We've come so astonishingly far in like two years. I have no idea what AI will do in another year, and it's thrilling.
the paper with details: https://arxiv.org/pdf/2411.02265
They use
- 16 experts, of which one is activated per token
- 1 shared expert that is always active
in summary that makes around 52B active parameters per token instead of the 405B of LLama3.1.
> Territory” shall mean the worldwide territory, excluding the territory of the European Union.
Anyone have some background on this?
- 389 billion parameters and 52 billion activation parameters, capable of handling up to 256K tokens. - outperforms LLama3.1-70B and exhibits comparable performance when compared to the significantly larger LLama3.1-405B model.
Definitely not trained on Nvidia or AMD GPUs.
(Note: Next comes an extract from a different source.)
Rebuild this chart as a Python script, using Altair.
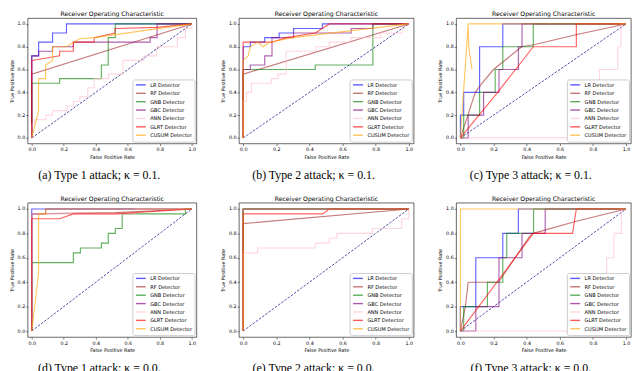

I'm no expert on these MoE models with "a total of 389 billion parameters and 52 billion active parameters". Do hobbyists stand a chance of running this model (quantized) at home? For example on something like a PC with 128GB (or 512GB) RAM and one or two RTX 3090 24GB VRAM GPUs?
How does it compare with LLama3.2?
Not open source. Even if we accept model weights as source code, which is highly dubious, this clearly violates clauses 5 and 6 of the Open Source Definition. It discriminates between users (clause 5) by refusing to grant any rights to users in the European Union, and it discriminates between uses (clause 6) by requiring agreement to an Acceptable Use Policy.
EDIT: The HN title was changed, which previously made the claim. But as HN user swyx pointed out, Tencent is also claiming this is open source, e.g.: "The currently unveiled Hunyuan-Large (Hunyuan-MoE-A52B) model is the largest open-source Transformer-based MoE model in the industry".